So this morning I got paged at 6am and was working the issue until 9am. Suffice it to say, I majorly slept in.
By the time I turned the TV on, the Braves were well on their way to being dominated by Zack Wheeler, and they didn’t put up much resistance after he came out. It was a moribund 4-0 loss.
Naturally, the off day yesterday that should have been boring wasn’t. As anyone who is reading this knows, MLB pulled the All-Star Game from Atlanta for this season as a protest against the Georgia legislature’s latest attempts to keep anyone who isn’t a white Republican from voting.
There were ways to register your disappointment with MLB’s move without embarrassing yourself.
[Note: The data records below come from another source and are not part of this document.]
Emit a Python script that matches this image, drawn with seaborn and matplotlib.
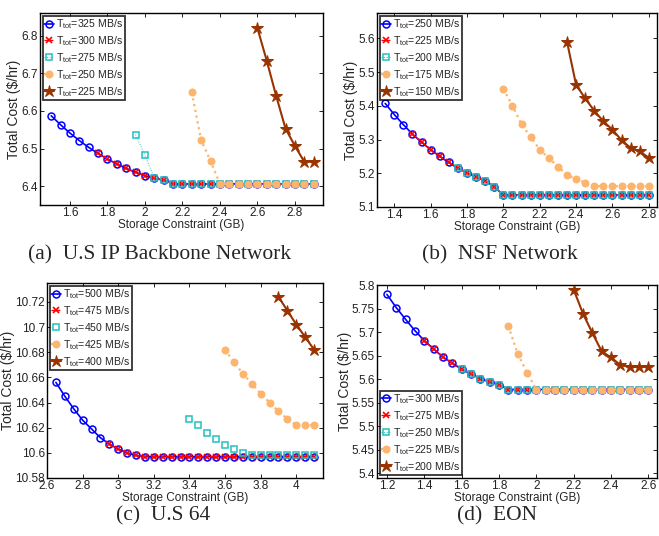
import matplotlib
matplotlib.use("Agg")
import matplotlib.pyplot as plt
import numpy as np
import pandas as pd
import seaborn as sns

# ---- data (x = storage constraint in GB, y = total cost $/hr) ----

# (a) U.S IP Backbone Network
a_x325 = [1.5, 1.55, 1.6, 1.65, 1.7, 1.75, 1.8, 1.85, 1.9, 1.95, 2.0, 2.05, 2.1, 2.15, 2.2, 2.25,
          2.3, 2.35, 2.4, 2.45, 2.5, 2.55, 2.6, 2.65, 2.7, 2.75, 2.8, 2.85, 2.9]
a_y325 = [6.587, 6.563, 6.541, 6.521, 6.503, 6.487, 6.472, 6.459, 6.447, 6.437, 6.428, 6.421, 6.416,
          6.406, 6.406, 6.406, 6.406, 6.406, 6.406, 6.406, 6.406, 6.406, 6.406, 6.406, 6.406, 6.406,
          6.406, 6.406, 6.406]
a_x300 = a_x325[5:]
a_y300 = a_y325[5:]
a_x275 = [1.95, 2.0, 2.05, 2.1, 2.15, 2.2, 2.25, 2.3, 2.35, 2.4, 2.45, 2.5, 2.55, 2.6, 2.65, 2.7,
          2.75, 2.8, 2.85, 2.9]
a_y275 = [6.537, 6.482, 6.421, 6.416, 6.406, 6.406, 6.406, 6.406, 6.406, 6.406, 6.406, 6.406,
          6.406, 6.406, 6.406, 6.406, 6.406, 6.406, 6.406, 6.406]
a_x250 = [2.25, 2.3, 2.35, 2.4, 2.45, 2.5, 2.55, 2.6, 2.65, 2.7, 2.75, 2.8, 2.85, 2.9]
a_y250 = [6.649, 6.522, 6.467, 6.406, 6.406, 6.406, 6.406, 6.406, 6.406, 6.406, 6.406, 6.406,
          6.406, 6.406]
a_x225 = [2.6, 2.65, 2.7, 2.75, 2.8, 2.85, 2.9]
a_y225 = [6.82, 6.733, 6.64, 6.553, 6.507, 6.465, 6.465]
a_rates = ["325", "300", "275", "250", "225"]

# (b) NSF Network
b_x250 = [1.35, 1.4, 1.45, 1.5, 1.55, 1.6, 1.65, 1.7, 1.75, 1.8, 1.85, 1.9, 1.95, 2.0, 2.05, 2.1,
          2.15, 2.2, 2.25, 2.3, 2.35, 2.4, 2.45, 2.5, 2.55, 2.6, 2.65, 2.7, 2.75, 2.8]
b_y250 = [5.407, 5.374, 5.344, 5.316, 5.292, 5.270, 5.250, 5.232, 5.215, 5.201, 5.189, 5.178,
          5.160, 5.135, 5.135, 5.135, 5.135, 5.135, 5.135, 5.135, 5.135, 5.135, 5.135, 5.135,
          5.135, 5.135, 5.135, 5.135, 5.135, 5.135]
b_x225 = b_x250[3:]
b_y225 = b_y250[3:]
b_x200 = b_x250[8:]
b_y200 = b_y250[8:]
b_x175 = [2.0, 2.05, 2.1, 2.15, 2.2, 2.25, 2.3, 2.35, 2.4, 2.45, 2.5, 2.55, 2.6, 2.65, 2.7, 2.75, 2.8]
b_y175 = [5.450, 5.400, 5.345, 5.308, 5.270, 5.245, 5.220, 5.195, 5.183, 5.172, 5.162, 5.162,
          5.162, 5.162, 5.162, 5.162, 5.162]
b_x150 = [2.35, 2.4, 2.45, 2.5, 2.55, 2.6, 2.65, 2.7, 2.75, 2.8]
b_y150 = [5.590, 5.462, 5.422, 5.385, 5.354, 5.329, 5.298, 5.275, 5.265, 5.246]
b_rates = ["250", "225", "200", "175", "150"]

# (c) U.S 64
c_x500 = [2.65, 2.7, 2.75, 2.8, 2.85, 2.9, 2.95, 3.0, 3.05, 3.1, 3.15, 3.2, 3.25, 3.3, 3.35, 3.4,
          3.45, 3.5, 3.55, 3.6, 3.65, 3.7, 3.75, 3.8, 3.85, 3.9, 3.95, 4.0, 4.05, 4.1]
c_y500 = [10.656, 10.645, 10.635, 10.626, 10.619, 10.612, 10.607, 10.603, 10.600, 10.598,
          10.597, 10.597, 10.597, 10.597, 10.597, 10.597, 10.597, 10.597, 10.597, 10.597,
          10.597, 10.597, 10.597, 10.597, 10.597, 10.597, 10.597, 10.597, 10.597, 10.597]
c_x475 = c_x500[6:]
c_y475 = c_y500[6:]
c_x450 = [3.4, 3.45, 3.5, 3.55, 3.6, 3.65, 3.7, 3.75, 3.8, 3.85, 3.9, 3.95, 4.0, 4.05, 4.1]
c_y450 = [10.627, 10.622, 10.616, 10.611, 10.606, 10.603, 10.600, 10.598, 10.598, 10.598,
          10.598, 10.598, 10.598, 10.598, 10.598]
c_x425 = [3.6, 3.65, 3.7, 3.75, 3.8, 3.85, 3.9, 3.95, 4.0, 4.05, 4.1]
c_y425 = [10.682, 10.672, 10.663, 10.655, 10.647, 10.640, 10.633, 10.627, 10.622, 10.622, 10.622]
c_x400 = [3.9, 3.95, 4.0, 4.05, 4.1]
c_y400 = [10.724, 10.713, 10.702, 10.692, 10.682]
c_rates = ["500", "475", "450", "425", "400"]

# (d) EON
d_x300 = [1.2, 1.25, 1.3, 1.35, 1.4, 1.45, 1.5, 1.55, 1.6, 1.65, 1.7, 1.75, 1.8, 1.85, 1.9, 1.95,
          2.0, 2.05, 2.1, 2.15, 2.2, 2.25, 2.3, 2.35, 2.4, 2.45, 2.5, 2.55, 2.6]
d_y300 = [5.780, 5.752, 5.727, 5.703, 5.682, 5.664, 5.647, 5.634, 5.621, 5.611, 5.601, 5.594,
          5.588, 5.578, 5.578, 5.578, 5.578, 5.578, 5.578, 5.578, 5.578, 5.578, 5.578, 5.578,
          5.578, 5.578, 5.578, 5.578, 5.578]
d_x275 = d_x300[4:]
d_y275 = d_y300[4:]
d_x250 = d_x300[8:]
d_y250 = d_y300[8:]
d_x225 = [1.85, 1.9, 1.95, 2.0, 2.05, 2.1, 2.15, 2.2, 2.25, 2.3, 2.35, 2.4, 2.45, 2.5, 2.55, 2.6]
d_y225 = [5.713, 5.654, 5.614, 5.578, 5.578, 5.578, 5.578, 5.578, 5.578, 5.578, 5.578, 5.578,
          5.578, 5.578, 5.578, 5.578]
d_x200 = [2.2, 2.25, 2.3, 2.35, 2.4, 2.45, 2.5, 2.55, 2.6]
d_y200 = [5.790, 5.739, 5.698, 5.659, 5.646, 5.630, 5.626, 5.626, 5.626]
d_rates = ["300", "275", "250", "225", "200"]

captions = ["(a)  U.S IP Backbone Network", "(b)  NSF Network", "(c)  U.S 64", "(d)  EON"]

sns.set_theme(style="white")
plt.rcParams["font.family"] = ["Liberation Sans", "DejaVu Sans"]
plt.rcParams["mathtext.default"] = "regular"

# one style per curve, in drawing order
styles = [
    dict(color="#0000FF", linestyle="-", linewidth=1.2, marker="o", markersize=5,
         markerfacecolor="none", markeredgecolor="#0000FF", markeredgewidth=1.1),
    dict(color="#FF0000", linestyle="-.", linewidth=1.0, marker="x", markersize=4,
         markeredgecolor="#FF0000", markeredgewidth=1.2),
    dict(color="#22C0C0", linestyle=":", linewidth=0.7, marker="s", markersize=5,
         markerfacecolor="none", markeredgecolor="#22C0C0", markeredgewidth=1.1),
    dict(color="#FDB46C", linestyle=":", linewidth=1.6, marker="o", markersize=5,
         markerfacecolor="#FDB46C", markeredgecolor="#FDB46C"),
    dict(color="#993300", linestyle="-", linewidth=1.5, marker="*", markersize=9,
         markerfacecolor="#993300", markeredgecolor="#993300"),
]

panels = [
    dict(series=[(a_x325, a_y325), (a_x300, a_y300), (a_x275, a_y275), (a_x250, a_y250), (a_x225, a_y225)],
         rates=a_rates, rect=[40, 13, 323, 205], xlim=(1.44, 2.95), ylim=(6.35, 6.86),
         xticks=[1.6, 1.8, 2.0, 2.2, 2.4, 2.6, 2.8], yticks=[6.4, 6.5, 6.6, 6.7, 6.8],
         yfmt="{:.1f}", loc="upper left", cap_xy=(160, 255), cyan_line=True),
    dict(series=[(b_x250, b_y250), (b_x225, b_y225), (b_x200, b_y200), (b_x175, b_y175), (b_x150, b_y150)],
         rates=b_rates, rect=[377, 13, 657, 207], xlim=(1.305, 2.845), ylim=(5.1, 5.675),
         xticks=[1.4, 1.6, 1.8, 2.0, 2.2, 2.4, 2.6, 2.8], yticks=[5.1, 5.2, 5.3, 5.4, 5.5, 5.6],
         yfmt="{:.1f}", loc="upper left", cap_xy=(500, 255), cyan_line=True),
    dict(series=[(c_x500, c_y500), (c_x475, c_y475), (c_x450, c_y450), (c_x425, c_y425), (c_x400, c_y400)],
         rates=c_rates, rect=[47, 283, 323, 478], xlim=(2.6, 4.15), ylim=(10.58, 10.735),
         xticks=[2.6, 2.8, 3.0, 3.2, 3.4, 3.6, 3.8, 4.0],
         yticks=[10.58, 10.6, 10.62, 10.64, 10.66, 10.68, 10.7, 10.72],
         yfmt="{:g}", loc="upper left", cap_xy=(163, 516), cyan_line=False),
    dict(series=[(d_x300, d_y300), (d_x275, d_y275), (d_x250, d_y250), (d_x225, d_y225), (d_x200, d_y200)],
         rates=d_rates, rect=[377, 285, 657, 478], xlim=(1.147, 2.646), ylim=(5.39, 5.8),
         xticks=[1.2, 1.4, 1.6, 1.8, 2.0, 2.2, 2.4, 2.6],
         yticks=[5.4, 5.45, 5.5, 5.55, 5.6, 5.65, 5.7, 5.75, 5.8],
         yfmt="{:g}", loc="lower left", cap_xy=(497, 516), cyan_line=True),
]

W, H = 659, 536
fig = plt.figure(figsize=(W / 100, H / 100), dpi=100)

for p, caption in zip(panels, captions):
    l, t, r, b = p["rect"]
    ax = fig.add_axes([l / W, 1 - b / H, (r - l) / W, (b - t) / H])
    for (xs, ys), rate, st in zip(p["series"], p["rates"], styles):
        st = dict(st)
        if st["marker"] == "s" and not p["cyan_line"]:
            st["linestyle"] = "none"
        df = pd.DataFrame({"x": xs, "y": ys})
        sns.lineplot(data=df, x="x", y="y", ax=ax, sort=False, estimator=None,
                     label=r"T$_{tot}$=" + rate + " MB/s", **st)
    ax.set_xlim(*p["xlim"])
    ax.set_ylim(*p["ylim"])
    ax.set_xticks(p["xticks"])
    ax.set_xticklabels(["{:g}".format(v) for v in p["xticks"]])
    ax.set_yticks(p["yticks"])
    ax.set_yticklabels([p["yfmt"].format(v) for v in p["yticks"]])
    ax.tick_params(direction="in", length=3, width=0.7, labelsize=8.5, pad=1.5,
                   top=True, right=True, bottom=True, left=True, colors="#222222")
    for s in ax.spines.values():
        s.set_visible(True)
        s.set_color("black")
        s.set_linewidth(1.0)
    ax.set_xlabel("Storage Constraint (GB)", fontsize=8.5, labelpad=0)
    ax.set_ylabel("Total Cost ($/hr)", fontsize=10, labelpad=0)
    leg = ax.legend(loc=p["loc"], fontsize=7.6, frameon=True, fancybox=False,
                    handlelength=0.9, handletextpad=0.2, labelspacing=0.3,
                    borderpad=0.15, borderaxespad=0.25)
    leg.get_frame().set_edgecolor("black")
    leg.get_frame().set_linewidth(1.3)
    cx, cy = p["cap_xy"]
    fig.text(cx / W, 1 - cy / H, caption, ha="center", va="center",
             fontsize=15.5, family=["Liberation Serif", "DejaVu Serif"])

fig.savefig("out.png", dpi=100)
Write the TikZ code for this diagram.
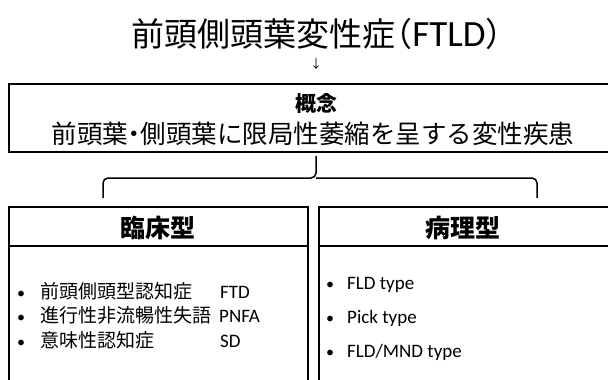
\documentclass[tikz,border=0pt]{standalone}
\usepackage{fontspec}
\setmainfont{Carlito}
\newfontfamily\jp{Noto Sans CJK JP}
\newfontfamily\jpb{Noto Sans CJK JP Black}
\newfontfamily\jph[RawFeature=+halt]{Noto Sans CJK JP}
\begin{document}
\begin{tikzpicture}[x=1pt,y=-1pt,
  box/.style={draw=black,line width=1.3pt},
  txt/.style={inner sep=0pt,anchor=center},
  item/.style={inner sep=0pt,anchor=base west,font=\fontsize{19}{21}\selectfont},
  dot/.style={inner sep=0pt,anchor=base west,font=\fontsize{16}{18}\selectfont}]
\useasboundingbox (0,0) rectangle (608,380);
% title
\node[txt] (title) at (317,34) {\fontsize{33}{36}\selectfont\jp 前頭側頭葉変性症{\jph （}{\rmfamily\fontsize{37}{38}\selectfont FTLD}{\jph ）}};
\node[txt] (arrow) at (316,64) {\fontsize{12}{12}\selectfont\jp ↓};
% top box
\draw[box] (9,84) rectangle (610,152);
\node[txt] (concept) at (316,104) {\fontsize{21}{22}\selectfont\jpb 概念};
\node[txt] (desc) at (313,134) {\fontsize{25.5}{28}\selectfont\jp 前頭葉{\jph ・}側頭葉に限局性萎縮を呈する変性疾患};
\coordinate (tip) at (316,156);
\coordinate (bl) at (103,198);
\coordinate (br) at (537,198);
\draw[line width=1.5pt,rounded corners=5pt] (bl) |- (316,178) -- (tip);
\draw[line width=1.5pt,rounded corners=5pt] (br) |- (316,178);
% left box
\draw[box] (9,207) rectangle (308,384);
\draw[box] (9,246) -- (308,246);
\node[txt] (clin) at (158,228) {\fontsize{25}{26}\selectfont\jpb 臨床型};
\node[dot] (b1) at (17,298) {•};
\node[item] (l1) at (40,298) {\jp 前頭側頭型認知症};
\node[item] (a1) at (220,298) {FTD};
\node[dot] (b2) at (17,322) {•};
\node[item] (l2) at (40,322) {\jp 進行性非流暢性失語};
\node[item] (a2) at (219,322) {PNFA};
\node[dot] (b3) at (17,347) {•};
\node[item] (l3) at (40,347) {\jp 意味性認知症};
\node[item] (a3) at (220,347) {SD};
% right box
\draw[box] (319,207) rectangle (612,384);
\draw[box] (319,246) -- (612,246);
\node[txt] (path) at (463,228) {\fontsize{25}{26}\selectfont\jpb 病理型};
\node[dot] (c1) at (326,289) {•};
\node[item] (r1) at (347,289) {FLD type};
\node[dot] (c2) at (326,323) {•};
\node[item] (r2) at (347,323) {Pick type};
\node[dot] (c3) at (326,357) {•};
\node[item] (r3) at (347,357) {FLD/MND type};
\end{tikzpicture}
\end{document}
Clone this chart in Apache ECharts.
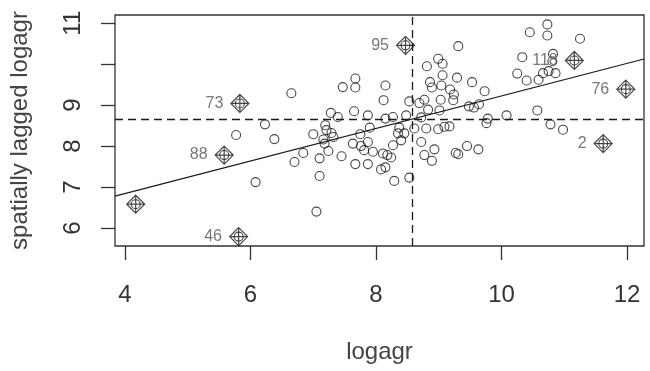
<!DOCTYPE html>
<html>
<head>
<meta charset="utf-8">
<script src="https://cdn.jsdelivr.net/npm/echarts@6/dist/echarts.min.js"></script>
<style>
  html, body { margin: 0; padding: 0; background: #fff; }
  #chart { width: 650px; height: 371px; }
</style>
</head>
<body>
<div id="chart"></div>
<script>
// logagr against its spatial lag (Moran scatterplot)
const logagr = [
	5.77, 6.23, 6.38, 6.08, 6.65, 6.70, 6.84,
	7.00, 7.19, 7.21, 7.29, 7.32, 7.16, 7.18, 7.24, 7.10, 7.10,
	7.05, 7.45, 7.47, 7.67, 7.67, 7.28, 7.39, 7.65, 7.87, 8.15,
	8.12, 8.15, 8.27, 8.48, 7.75, 7.90, 8.37, 8.35, 8.40, 7.63,
	7.76, 7.87, 7.81, 7.95, 8.27, 8.11, 8.18, 8.24, 7.67, 7.87,
	8.08, 8.15, 8.29, 8.53,
	9.31, 10.33, 10.45, 10.73, 10.73, 11.25, 10.82, 10.81, 8.81, 8.99,
	9.06, 9.06, 8.86, 8.89, 9.04, 9.29, 9.18, 9.24, 9.53, 9.73,
	10.25, 10.40, 10.59, 10.66, 10.75, 10.86, 9.23, 9.03, 8.77, 8.53,
	8.69, 8.83, 9.01, 9.48, 9.56, 9.64, 8.72, 9.78, 9.76, 10.08,
	10.57, 10.78, 10.98, 8.61, 8.80, 8.99, 9.09, 9.17, 8.45, 8.72,
	8.93, 8.77, 8.89, 9.27, 9.31, 9.45, 9.63
];
const laggedLogagr = [
	8.27, 8.53, 8.17, 7.12, 9.29, 7.61, 7.83,
	8.29, 8.51, 8.39, 8.32, 8.22, 8.16, 8.06, 7.88, 7.70, 7.27,
	6.40, 7.75, 9.44, 9.65, 9.43, 8.81, 8.71, 8.85, 8.75, 9.48,
	9.12, 8.67, 8.71, 8.75, 8.29, 8.45, 8.45, 8.31, 8.14, 8.06,
	8.00, 8.10, 7.90, 7.86, 8.02, 7.82, 7.78, 7.72, 7.56, 7.56,
	7.43, 7.48, 7.15, 7.23,
	10.44, 10.17, 10.78, 10.97, 10.70, 10.62, 10.25, 10.07, 9.95, 10.13,
	10.01, 9.73, 9.56, 9.43, 9.48, 9.67, 9.38, 9.26, 9.56, 9.34,
	9.77, 9.60, 9.62, 9.78, 9.83, 9.78, 9.12, 9.13, 9.13, 9.09,
	9.05, 8.89, 8.87, 8.97, 8.94, 9.02, 8.70, 8.67, 8.56, 8.75,
	8.87, 8.53, 8.40, 8.43, 8.43, 8.41, 8.47, 8.48, 8.31, 8.10,
	7.92, 7.78, 7.64, 7.83, 7.80, 8.00, 7.92
];

// influential observations (diamond + plus)
const infLabels = [ '73', '95', '118', '76', '2', '88', '', '46' ];
const infX = [ 5.83, 8.47, 11.16, 11.98, 11.62, 5.58, 4.17, 5.81 ];
const infY = [ 9.04, 10.46, 10.09, 9.39, 8.06, 7.78, 6.58, 5.79 ];

const meanX = 8.57;
const meanY = 8.65;
const fitSlope = 0.397;
const fitIntercept = 5.255;

const xTicks = [ 4, 6, 8, 10, 12 ];
const yTicks = [ 6, 7, 8, 9, 10, 11 ];
const yTickLabels = [ 6, 7, 8, 9, 11 ];

const xMin = 3.84, xMax = 12.27;
const yMin = 5.56, yMax = 11.2;

const font = 'Liberation Sans, Arial, Helvetica, sans-serif';
const ink = '#1a1a1a';

const circles = logagr.concat( infX ).map( ( x, i ) => [ x, laggedLogagr.concat( infY )[ i ] ] );
const diamonds = infX.map( ( x, i ) => ( { value: [ x, infY[ i ] ], name: infLabels[ i ] } ) );
const fitLine = [ xMin, xMax ].map( ( x ) => [ x, fitIntercept + fitSlope * x ] );

const chart = echarts.init( document.getElementById( 'chart' ), null, { renderer: 'canvas' } );

chart.setOption( {
	animation: false,
	grid: {
		left: 113,
		right: 6,
		top: 15,
		bottom: 125,
		show: true,
		borderColor: '#333',
		borderWidth: 1.3,
		backgroundColor: 'transparent'
	},
	xAxis: {
		type: 'value',
		min: xMin,
		max: xMax,
		name: 'logagr',
		nameLocation: 'middle',
		nameGap: 94,
		nameTextStyle: { fontSize: 24, color: '#444', fontFamily: font },
		axisLine: { show: false },
		splitLine: { show: false },
		axisTick: { show: true, length: 14, customValues: xTicks, lineStyle: { color: '#333', width: 1.3 } },
		axisLabel: { customValues: xTicks, fontSize: 24, margin: 37, color: '#333', fontFamily: font }
	},
	yAxis: {
		type: 'value',
		min: yMin,
		max: yMax,
		name: 'spatially lagged logagr',
		nameLocation: 'middle',
		nameGap: 83,
		nameTextStyle: { fontSize: 24, color: '#444', fontFamily: font },
		axisLine: { show: false },
		splitLine: { show: false },
		axisTick: { show: true, length: 14, customValues: yTicks, lineStyle: { color: '#333', width: 1.3 } },
		axisLabel: { customValues: yTickLabels, rotate: 90, fontSize: 24, margin: 30, color: '#333', fontFamily: font }
	},
	series: [
		{
			type: 'line',
			data: fitLine,
			showSymbol: false,
			silent: true,
			lineStyle: { color: ink, width: 1.2 },
			markLine: {
				silent: true,
				symbol: 'none',
				label: { show: false },
				lineStyle: { color: ink, width: 1.3, type: [ 8, 5 ] },
				data: [ { xAxis: meanX }, { yAxis: meanY } ]
			}
		},
		{
			type: 'scatter',
			data: circles,
			symbol: 'circle',
			symbolSize: 9,
			itemStyle: { color: 'transparent', borderColor: ink, borderWidth: 1.1 }
		},
		{
			type: 'scatter',
			data: diamonds,
			symbol: 'path://M0,-1L1,0L0,1L-1,0ZM0,-1L0,1M-1,0L1,0',
			symbolSize: 18,
			itemStyle: { color: 'transparent', borderColor: ink, borderWidth: 1.2 },
			label: {
				show: true,
				position: 'left',
				distance: 7,
				formatter: ( p ) => p.name,
				fontSize: 16,
				color: '#555',
				fontFamily: font
			}
		}
	]
} );
</script>
</body>
</html>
Indeed, local politicians like Stacey Abrams and Raphael Warnock did just that. Unfortunately, the Braves themselves did not. Despite likely knowing about it before anyone else, the statement they issued had was more along the lines of a child throwing a tantrum than a reasoned response to the issue. It will be interesting to see if they follow they same “crackdown, then backdown” line that other major Georgia corporations like Coca-Cola and Delta did over the past week. I’m not holding my breath, though.
You can make a reasonable argument that the new law isn’t that bad. Most of these arguments say that things like not being able to distribute food or water to voters waiting in line are gratuitous but not actually that big of a deal. Perhaps in a vacuum, they are now. But let’s consider that the same Legislature that created those lines also passed this law, and then let’s consider that this is just the latest in a long line of attempts at disenfranchisement that has been going on for over a century. I think it’s completely reasonable to consider this context, and when you do, you’re not going to get the benefit of the doubt.